■ **What this task involves**
Restate each line word for word. Leave out every picture.

Figure scripts
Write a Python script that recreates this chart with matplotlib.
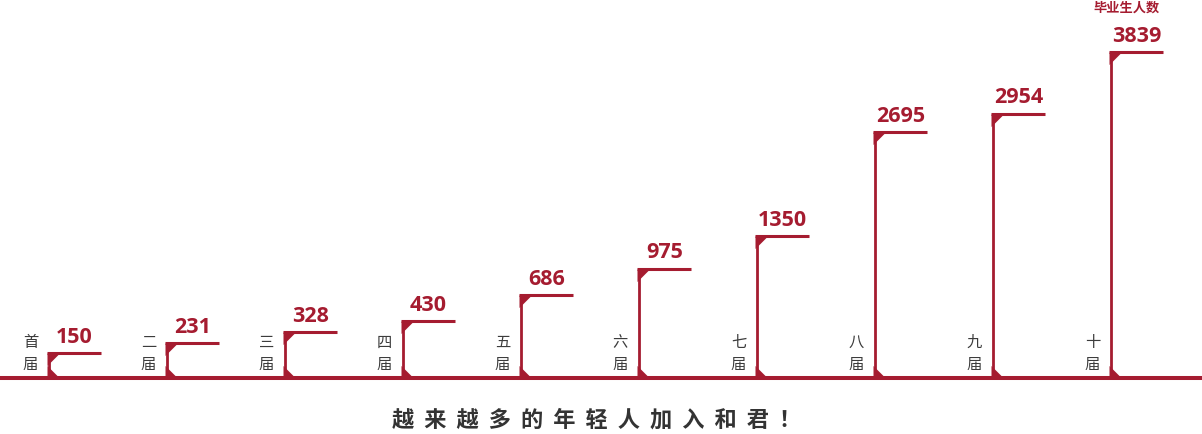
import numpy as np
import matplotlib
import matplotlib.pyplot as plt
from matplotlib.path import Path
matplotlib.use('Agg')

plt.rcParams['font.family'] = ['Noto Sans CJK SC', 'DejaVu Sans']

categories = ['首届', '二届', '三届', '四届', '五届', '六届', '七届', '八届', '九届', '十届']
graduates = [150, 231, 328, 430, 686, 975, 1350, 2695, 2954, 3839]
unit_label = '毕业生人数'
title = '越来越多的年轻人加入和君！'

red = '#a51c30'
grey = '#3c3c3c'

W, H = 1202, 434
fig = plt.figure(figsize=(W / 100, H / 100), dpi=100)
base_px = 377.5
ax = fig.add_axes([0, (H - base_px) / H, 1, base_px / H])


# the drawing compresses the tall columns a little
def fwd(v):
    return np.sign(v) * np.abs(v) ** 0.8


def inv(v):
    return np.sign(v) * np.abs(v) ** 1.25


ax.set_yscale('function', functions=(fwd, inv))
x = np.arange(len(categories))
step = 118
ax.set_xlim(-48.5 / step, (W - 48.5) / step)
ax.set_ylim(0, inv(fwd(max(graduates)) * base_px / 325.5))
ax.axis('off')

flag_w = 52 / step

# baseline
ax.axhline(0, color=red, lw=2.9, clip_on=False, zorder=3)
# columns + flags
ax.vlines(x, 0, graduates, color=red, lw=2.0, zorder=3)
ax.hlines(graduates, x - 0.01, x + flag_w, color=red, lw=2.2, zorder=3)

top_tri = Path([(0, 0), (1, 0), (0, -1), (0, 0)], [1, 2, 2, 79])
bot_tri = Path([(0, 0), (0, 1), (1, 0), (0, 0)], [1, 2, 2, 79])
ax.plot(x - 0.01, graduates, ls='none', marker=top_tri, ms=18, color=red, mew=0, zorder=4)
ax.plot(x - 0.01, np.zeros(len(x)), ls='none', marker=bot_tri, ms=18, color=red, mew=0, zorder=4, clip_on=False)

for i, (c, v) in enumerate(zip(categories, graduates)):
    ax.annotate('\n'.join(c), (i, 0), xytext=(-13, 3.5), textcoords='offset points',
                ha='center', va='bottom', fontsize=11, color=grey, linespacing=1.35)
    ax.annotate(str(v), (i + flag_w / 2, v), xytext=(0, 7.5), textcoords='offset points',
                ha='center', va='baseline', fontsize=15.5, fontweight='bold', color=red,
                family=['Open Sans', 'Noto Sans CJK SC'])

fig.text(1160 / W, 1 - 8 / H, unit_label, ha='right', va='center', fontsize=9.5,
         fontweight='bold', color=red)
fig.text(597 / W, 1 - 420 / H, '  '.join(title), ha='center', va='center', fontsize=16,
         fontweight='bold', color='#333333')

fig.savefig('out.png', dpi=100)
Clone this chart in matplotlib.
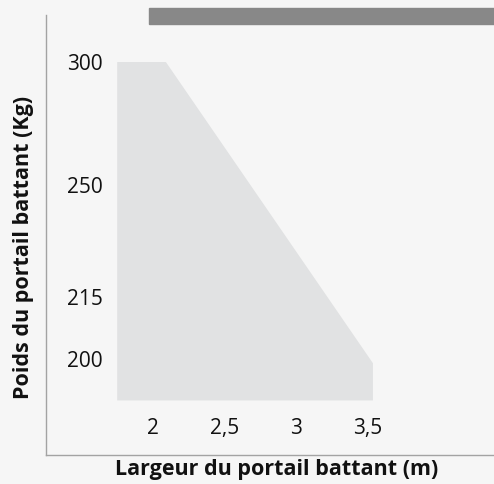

■ **Task response**
Write a Python script that recreates this chart with matplotlib.
import numpy as np
import matplotlib
import matplotlib.pyplot as plt
from matplotlib.path import Path
matplotlib.use('Agg')

plt.rcParams['font.family'] = ['Noto Sans CJK SC', 'DejaVu Sans']

categories = ['首届', '二届', '三届', '四届', '五届', '六届', '七届', '八届', '九届', '十届']
graduates = [150, 231, 328, 430, 686, 975, 1350, 2695, 2954, 3839]
unit_label = '毕业生人数'
title = '越来越多的年轻人加入和君！'

red = '#a51c30'
grey = '#3c3c3c'

W, H = 1202, 434
fig = plt.figure(figsize=(W / 100, H / 100), dpi=100)
base_px = 377.5
ax = fig.add_axes([0, (H - base_px) / H, 1, base_px / H])


# the drawing compresses the tall columns a little
def fwd(v):
    return np.sign(v) * np.abs(v) ** 0.8


def inv(v):
    return np.sign(v) * np.abs(v) ** 1.25


ax.set_yscale('function', functions=(fwd, inv))
x = np.arange(len(categories))
step = 118
ax.set_xlim(-48.5 / step, (W - 48.5) / step)
ax.set_ylim(0, inv(fwd(max(graduates)) * base_px / 325.5))
ax.axis('off')

flag_w = 52 / step

# baseline
ax.axhline(0, color=red, lw=2.9, clip_on=False, zorder=3)
# columns + flags
ax.vlines(x, 0, graduates, color=red, lw=2.0, zorder=3)
ax.hlines(graduates, x - 0.01, x + flag_w, color=red, lw=2.2, zorder=3)

top_tri = Path([(0, 0), (1, 0), (0, -1), (0, 0)], [1, 2, 2, 79])
bot_tri = Path([(0, 0), (0, 1), (1, 0), (0, 0)], [1, 2, 2, 79])
ax.plot(x - 0.01, graduates, ls='none', marker=top_tri, ms=18, color=red, mew=0, zorder=4)
ax.plot(x - 0.01, np.zeros(len(x)), ls='none', marker=bot_tri, ms=18, color=red, mew=0, zorder=4, clip_on=False)

for i, (c, v) in enumerate(zip(categories, graduates)):
    ax.annotate('\n'.join(c), (i, 0), xytext=(-13, 3.5), textcoords='offset points',
                ha='center', va='bottom', fontsize=11, color=grey, linespacing=1.35)
    ax.annotate(str(v), (i + flag_w / 2, v), xytext=(0, 7.5), textcoords='offset points',
                ha='center', va='baseline', fontsize=15.5, fontweight='bold', color=red,
                family=['Open Sans', 'Noto Sans CJK SC'])

fig.text(1160 / W, 1 - 8 / H, unit_label, ha='right', va='center', fontsize=9.5,
         fontweight='bold', color=red)
fig.text(597 / W, 1 - 420 / H, '  '.join(title), ha='center', va='center', fontsize=16,
         fontweight='bold', color='#333333')

fig.savefig('out.png', dpi=100)
Clone this chart in matplotlib.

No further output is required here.